▶ **Figure scripts**
--------------------------------------------------
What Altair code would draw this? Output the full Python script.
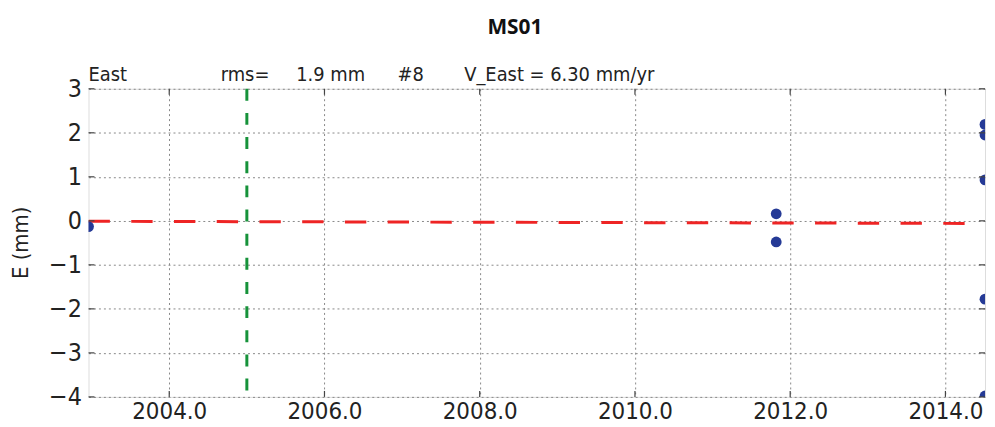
import altair as alt
import pandas as pd

# ---- data ----
obs_year = [2002.96, 2011.82, 2011.82, 2014.51, 2014.51, 2014.51, 2014.51, 2014.51]
obs_east = [-0.13, 0.16, -0.48, 2.19, 1.95, 0.93, -1.78, -3.98]

fit_year = [2002.96, 2014.51]
fit_east = [-0.01, -0.06]

event_year = [2005.0]

x_ticks = [2004, 2006, 2008, 2010, 2012, 2014]
y_ticks = [-4, -3, -2, -1, 0, 1, 2, 3]
x_domain = [2002.96, 2014.51]
y_domain = [-4, 3]

title_text = "MS01"
header_texts = ["East", "rms=", "1.9 mm", "#8", "V_East = 6.30 mm/yr"]
header_offsets = [0, 133, 209, 311, 378]
y_title = "E (mm)"

FONT = "DejaVu Sans Condensed, DejaVu Sans"
W, H = 902, 310
TICK = 6

obs = pd.DataFrame({"year": obs_year, "E": obs_east})
fit = pd.DataFrame({"year": fit_year, "E": fit_east})
ev = pd.DataFrame({"year": event_year})
xt = pd.DataFrame({"year": x_ticks})
yt = pd.DataFrame({"E": y_ticks})

xs = alt.Scale(domain=x_domain, nice=False, zero=False)
ys = alt.Scale(domain=y_domain, nice=False, zero=False)

x_axis = alt.Axis(values=x_ticks, format=".1f", title=None, grid=True,
                  gridDash=[2, 3], gridColor="#888", gridWidth=1,
                  domain=False, ticks=False, labelFontSize=24, labelFont=FONT,
                  labelColor="#222", labelPadding=3, labelFlush=False,
                  labelOverlap=False)
y_axis = alt.Axis(values=y_ticks, title=None, grid=True,
                  gridDash=[2, 3], gridColor="#888", gridWidth=1,
                  domain=False, ticks=False, labelFontSize=25, labelFont=FONT,
                  labelColor="#222", labelPadding=7, labelFlush=False,
                  labelOverlap=False,
                  labelExpr="replace(datum.label, '-', '\u2212')")

points = alt.Chart(obs).mark_circle(size=118, color="#253a96", opacity=1, clip=True).encode(
    x=alt.X("year:Q", scale=xs, axis=x_axis),
    y=alt.Y("E:Q", scale=ys, axis=y_axis),
)

fit_line = alt.Chart(fit).mark_line(color="#ee2424", strokeWidth=3,
                                    strokeDash=[21.5, 21.5], clip=True).encode(
    x=alt.X("year:Q", scale=xs, axis=x_axis),
    y=alt.Y("E:Q", scale=ys, axis=y_axis),
)

event_rule = alt.Chart(ev).mark_rule(color="#16923a", strokeWidth=3,
                                     strokeDash=[12, 12.3]).encode(
    x=alt.X("year:Q", scale=xs, axis=x_axis),
)

# inward ticks on all four sides (matplotlib classic style)
tick_layers = []
for ypos in [TICK / 2, H - TICK / 2]:
    tick_layers.append(
        alt.Chart(xt).mark_tick(orient="vertical", size=TICK, thickness=1.2,
                                color="#444", opacity=1).encode(
            x=alt.X("year:Q", scale=xs, axis=x_axis), y=alt.value(ypos))
    )
for xpos in [TICK / 2, W - TICK / 2]:
    tick_layers.append(
        alt.Chart(yt).mark_tick(orient="horizontal", size=TICK, thickness=1.2,
                                color="#444", opacity=1).encode(
            y=alt.Y("E:Q", scale=ys, axis=y_axis), x=alt.value(xpos))
    )

one = pd.DataFrame({"k": [0]})
layers = [event_rule, fit_line, points] + tick_layers
for txt, off in zip(header_texts, header_offsets):
    layers.append(
        alt.Chart(one).mark_text(align="left", baseline="alphabetic", fontSize=20,
                                 font=FONT, color="#222", text=txt).encode(
            x=alt.value(off), y=alt.value(-8))
    )

layers.append(
    alt.Chart(one).mark_text(align="center", baseline="alphabetic", fontSize=21,
                             fontWeight="bold", font="Open Sans", color="#111",
                             text=title_text).encode(
        x=alt.value(429), y=alt.value(-55))
)
layers.append(
    alt.Chart(one).mark_text(align="center", baseline="middle", fontSize=22, angle=270,
                             font=FONT, color="#222", text=y_title).encode(
        x=alt.value(-68), y=alt.value(155))
)

chart = alt.layer(*layers).properties(
    width=W, height=H,
    autosize=alt.AutoSizeParams(type="none"),
    padding={"left": 81, "top": 80, "right": 2, "bottom": 29},
).configure_view(stroke="#555", strokeWidth=1.5).configure(background="white")

chart.save("out.html", embed_options={"renderer": "svg", "actions": False})
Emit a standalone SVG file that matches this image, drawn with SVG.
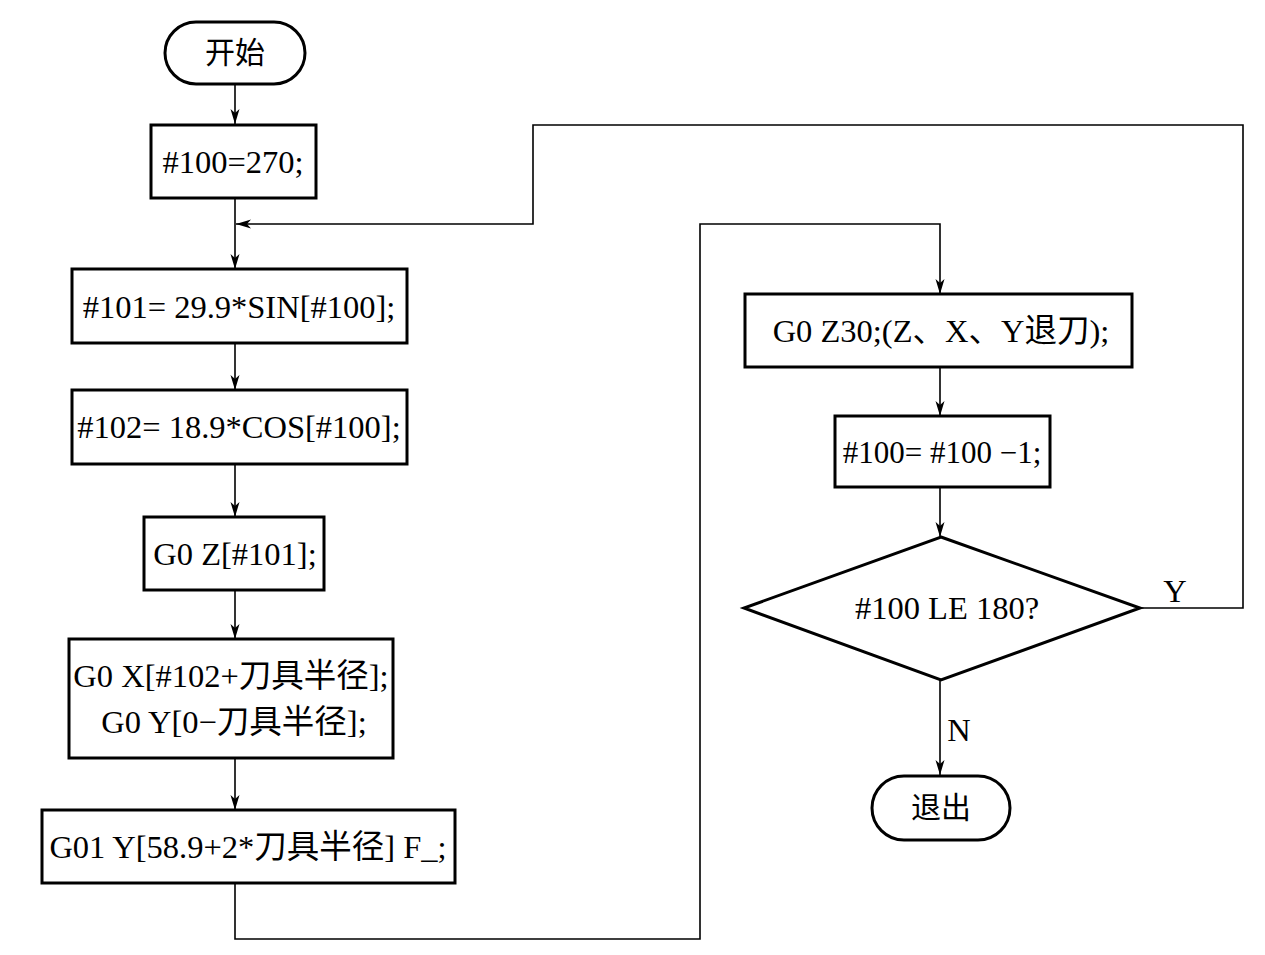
<svg xmlns="http://www.w3.org/2000/svg" width="1265" height="955" viewBox="0 0 1265 955">
<defs>
<style>
.box{fill:#fff;stroke:#000;stroke-width:3}
.ln{fill:none;stroke:#000;stroke-width:1.6}
.t{font-family:"Liberation Serif","Noto Sans CJK SC",serif;font-size:32.5px;fill:#000;text-anchor:middle}
.c{font-family:"Noto Sans CJK SC",sans-serif;font-size:30px;fill:#000;text-anchor:middle}
</style>
<marker id="ah" markerUnits="userSpaceOnUse" markerWidth="16" markerHeight="10" refX="15" refY="5" orient="auto">
<path d="M0,0.5 L15,5 L0,9.5 L4,5 z" fill="#000"/>
</marker>
</defs>
<rect width="1265" height="955" fill="#fff"/>
<g id="connectors">
<line class="ln" x1="235" y1="84" x2="235" y2="124" marker-end="url(#ah)"/>
<line class="ln" x1="235" y1="198" x2="235" y2="269" marker-end="url(#ah)"/>
<path class="ln" d="M1140,608 H1243 V125 H533 V224 H236" marker-end="url(#ah)"/>
<line class="ln" x1="235" y1="343" x2="235" y2="390" marker-end="url(#ah)"/>
<line class="ln" x1="235" y1="464" x2="235" y2="517" marker-end="url(#ah)"/>
<line class="ln" x1="235" y1="590" x2="235" y2="639" marker-end="url(#ah)"/>
<line class="ln" x1="235" y1="758" x2="235" y2="810" marker-end="url(#ah)"/>
<path class="ln" d="M235,883 V939 H700 V224 H940 V294" marker-end="url(#ah)"/>
<line class="ln" x1="940" y1="367" x2="940" y2="416" marker-end="url(#ah)"/>
<line class="ln" x1="940" y1="487" x2="940" y2="537" marker-end="url(#ah)"/>
<line class="ln" x1="940" y1="680" x2="940" y2="775" marker-end="url(#ah)"/>
<text class="t" x="1175" y="602">Y</text>
<text class="t" x="959" y="741">N</text>
</g>
<g id="start">
<rect class="box" x="165" y="22" width="140" height="62" rx="31"/>
<text class="c" x="235" y="63">开始</text>
</g>
<g id="n1">
<rect class="box" x="151" y="125" width="165" height="73"/>
<text class="t" x="233" y="173">#100=270;</text>
</g>
<g id="n2">
<rect class="box" x="72" y="269" width="335" height="74"/>
<text class="t" x="239" y="318">#101= 29.9*SIN[#100];</text>
</g>
<g id="n3">
<rect class="box" x="72" y="390" width="335" height="74"/>
<text class="t" x="239" y="438">#102= 18.9*COS[#100];</text>
</g>
<g id="n4">
<rect class="box" x="144" y="517" width="180" height="73"/>
<text class="t" x="235" y="565">G0 Z[#101];</text>
</g>
<g id="n5">
<rect class="box" x="69" y="639" width="324" height="119"/>
<text class="t" x="231" y="687">G0 X[#102+刀具半径];</text>
<text class="t" x="234" y="733">G0 Y[0−刀具半径];</text>
</g>
<g id="n6">
<rect class="box" x="42" y="810" width="413" height="73"/>
<text class="t" x="248" y="858">G01 Y[58.9+2*刀具半径] F_;</text>
</g>
<g id="n7">
<rect class="box" x="745" y="294" width="387" height="73"/>
<text class="t" x="941" y="342">G0 Z30;(Z、X、Y退刀);</text>
</g>
<g id="n8">
<rect class="box" x="835" y="416" width="215" height="71"/>
<text class="t" x="942" y="463" style="font-size:31px">#100= #100 −1;</text>
</g>
<g id="n9">
<polygon class="box" points="941,537 1140,608 941,680 744,608"/>
<text class="t" x="947" y="619">#100 LE 180?</text>
</g>
<g id="end">
<rect class="box" x="872" y="776" width="138" height="64" rx="32"/>
<text class="c" x="941" y="818">退出</text>
</g>
</svg>
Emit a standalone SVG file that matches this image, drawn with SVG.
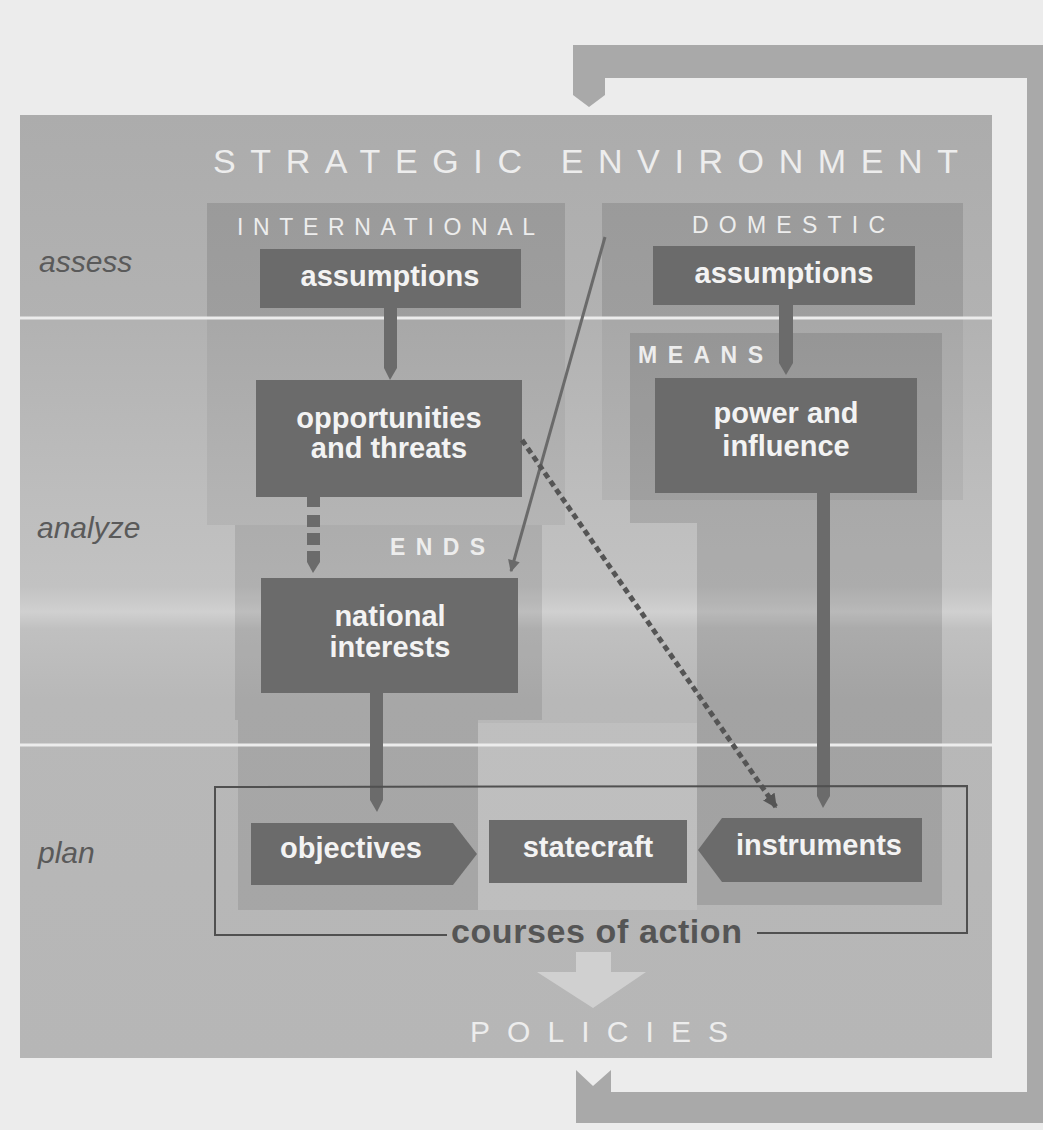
<svg xmlns="http://www.w3.org/2000/svg" width="1043" height="1130" viewBox="0 0 1043 1130">
<defs>
<linearGradient id="pg" x1="0" y1="115" x2="0" y2="1058" gradientUnits="userSpaceOnUse">
<stop offset="0" stop-color="#acacac"/>
<stop offset="0.22" stop-color="#b2b2b2"/>
<stop offset="0.4" stop-color="#bdbdbd"/>
<stop offset="0.5" stop-color="#c2c2c2"/>
<stop offset="0.527" stop-color="#d0d0d0"/>
<stop offset="0.545" stop-color="#c0c0c0"/>
<stop offset="0.62" stop-color="#b8b8b8"/>
<stop offset="1" stop-color="#b6b6b6"/>
</linearGradient>
<marker id="ah" viewBox="0 0 10 10" refX="9" refY="5" markerWidth="14" markerHeight="12" markerUnits="userSpaceOnUse" orient="auto">
<path d="M0,0 L10,5 L0,10 z" fill="#6a6a6a"/>
</marker>
<marker id="ahd" viewBox="0 0 10 10" refX="9" refY="5" markerWidth="14" markerHeight="14" markerUnits="userSpaceOnUse" orient="auto">
<path d="M0,0 L10,5 L0,10 z" fill="#555"/>
</marker>
<style>
.box{fill:#6b6b6b}
.bar{fill:#6b6b6b}
.lbl{font-family:"Liberation Sans",Arial,sans-serif;font-weight:bold;font-size:29px;fill:#f3f3f3;text-anchor:middle}
.cap{font-family:"Liberation Sans",Arial,sans-serif;fill:#ededed}
.side{font-family:"Liberation Sans",Arial,sans-serif;font-style:italic;font-size:30px;fill:#5a5a5a}
.dk1{fill:#000;fill-opacity:0.11}
.dk2{fill:#000;fill-opacity:0.05}
.dk3{fill:#000;fill-opacity:0.09}
.sep{stroke:#ececec;stroke-width:3}
</style>
</defs>
<rect x="0" y="0" width="1043" height="1130" fill="#ececec"/>
<g id="feedback">
<path d="M576,1070 L593,1086 L611,1070 L611,1092 L1027,1092 L1027,78 L605,78 L605,95 L589,107 L573,95 L573,45 L1043,45 L1043,1123 L576,1123 Z" fill="#a9a9a9"/>
</g>
<g id="panel">
<rect x="20" y="115" width="972" height="943" fill="url(#pg)"/>
<rect class="dk1" x="207" y="203" width="358" height="115"/>
<rect class="dk2" x="207" y="318" width="358" height="207"/>
<rect class="dk1" x="602" y="203" width="361" height="115"/>
<rect class="dk2" x="602" y="318" width="361" height="182"/>
<polygon class="dk1" points="630,333 942,333 942,905 697,905 697,523 630,523"/>
<rect class="dk3" x="235" y="525" width="307" height="195"/>
<rect class="dk3" x="238" y="720" width="240" height="190"/>
<rect x="478" y="723" width="219" height="187" fill="#fff" fill-opacity="0.1"/>
<line class="sep" x1="20" y1="318" x2="992" y2="318"/>
<line class="sep" x1="20" y1="745" x2="992" y2="745"/>
<text class="cap" x="213" y="173" font-size="34" textLength="745" lengthAdjust="spacing">STRATEGIC ENVIRONMENT</text>
<text class="cap" x="237" y="235" font-size="23" textLength="298" lengthAdjust="spacing">INTERNATIONAL</text>
<text class="cap" x="692" y="233" font-size="23" textLength="193" lengthAdjust="spacing">DOMESTIC</text>
<text class="cap" x="638" y="363" font-size="23" font-weight="bold" textLength="125" lengthAdjust="spacing">MEANS</text>
<text class="cap" x="390" y="555" font-size="23" font-weight="bold" textLength="95" lengthAdjust="spacing">ENDS</text>
<text class="cap" x="470" y="1042" font-size="30" textLength="258" lengthAdjust="spacing">POLICIES</text>
<text class="side" x="39" y="272">assess</text>
<text class="side" x="37" y="538">analyze</text>
<text class="side" x="38" y="863">plan</text>
</g>
<g id="node-int-assumptions">
<rect class="box" x="260" y="249" width="261" height="59"/>
<text class="lbl" x="390" y="286">assumptions</text>
</g>
<g id="node-opportunities">
<rect class="box" x="256" y="380" width="266" height="117"/>
<text class="lbl" x="389" y="428">opportunities</text>
<text class="lbl" x="389" y="458">and threats</text>
</g>
<g id="node-national-interests">
<rect class="box" x="261" y="578" width="257" height="115"/>
<text class="lbl" x="390" y="626">national</text>
<text class="lbl" x="390" y="657">interests</text>
</g>
<g id="node-dom-assumptions">
<rect class="box" x="653" y="246" width="262" height="59"/>
<text class="lbl" x="784" y="283">assumptions</text>
</g>
<g id="node-power">
<rect class="box" x="655" y="378" width="262" height="115"/>
<text class="lbl" x="786" y="423">power and</text>
<text class="lbl" x="786" y="456">influence</text>
</g>
<g id="node-objectives">
<polygon class="box" points="251,823 453,823 477,854 453,885 251,885"/>
<text class="lbl" x="351" y="858">objectives</text>
</g>
<g id="node-statecraft">
<rect class="box" x="489" y="820" width="198" height="63"/>
<text class="lbl" x="588" y="857">statecraft</text>
</g>
<g id="node-instruments">
<polygon class="box" points="698,850 722,818 922,818 922,882 722,882"/>
<text class="lbl" x="819" y="855">instruments</text>
</g>
<g id="connectors">
<polygon class="bar" points="384,308 397,308 397,368 390,380 384,368"/>
<polygon class="bar" points="779,305 793,305 793,363 786,375 779,363"/>
<rect class="bar" x="307" y="497" width="13" height="10"/>
<rect class="bar" x="307" y="515" width="13" height="12"/>
<rect class="bar" x="307" y="533" width="13" height="12"/>
<polygon class="bar" points="307,551 320,551 320,562 313,573 307,562"/>
<polygon class="bar" points="370,693 383,693 383,800 377,812 370,800"/>
<polygon class="bar" points="817,493 830,493 830,796 823,808 817,796"/>
<line x1="605" y1="237" x2="511" y2="571" stroke="#6a6a6a" stroke-width="3" marker-end="url(#ah)"/>
<line x1="522" y1="440" x2="776" y2="807" stroke="#555" stroke-width="5" stroke-dasharray="6 4" marker-end="url(#ahd)"/>
</g>
<g id="courses-of-action">
<path d="M447,935 L215,935 L215,787 L967,786 L967,933 L757,933" fill="none" stroke="#505050" stroke-width="2"/>
<text x="451" y="943" font-family="Liberation Sans, Arial, sans-serif" font-weight="bold" font-size="34" fill="#555" textLength="291" lengthAdjust="spacing">courses of action</text>
<polygon points="576,952 611,952 611,972 646,972 593,1008 537,972 576,972" fill="#d0d0d0"/>
</g>
</svg>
--------------------------------------------------
▶ **Problem to work on**
Write out nothing but the lines from the start of the data through the line with "ys = alt.Scale(domain=y_domain, nice=False, zero=False)". Leave out the pictures.

▶ **Exercise output**
What Altair code would draw this? Output the full Python script.
import altair as alt
import pandas as pd

# ---- data ----
obs_year = [2002.96, 2011.82, 2011.82, 2014.51, 2014.51, 2014.51, 2014.51, 2014.51]
obs_east = [-0.13, 0.16, -0.48, 2.19, 1.95, 0.93, -1.78, -3.98]

fit_year = [2002.96, 2014.51]
fit_east = [-0.01, -0.06]

event_year = [2005.0]

x_ticks = [2004, 2006, 2008, 2010, 2012, 2014]
y_ticks = [-4, -3, -2, -1, 0, 1, 2, 3]
x_domain = [2002.96, 2014.51]
y_domain = [-4, 3]

title_text = "MS01"
header_texts = ["East", "rms=", "1.9 mm", "#8", "V_East = 6.30 mm/yr"]
header_offsets = [0, 133, 209, 311, 378]
y_title = "E (mm)"

FONT = "DejaVu Sans Condensed, DejaVu Sans"
W, H = 902, 310
TICK = 6

obs = pd.DataFrame({"year": obs_year, "E": obs_east})
fit = pd.DataFrame({"year": fit_year, "E": fit_east})
ev = pd.DataFrame({"year": event_year})
xt = pd.DataFrame({"year": x_ticks})
yt = pd.DataFrame({"E": y_ticks})

xs = alt.Scale(domain=x_domain, nice=False, zero=False)
ys = alt.Scale(domain=y_domain, nice=False, zero=False)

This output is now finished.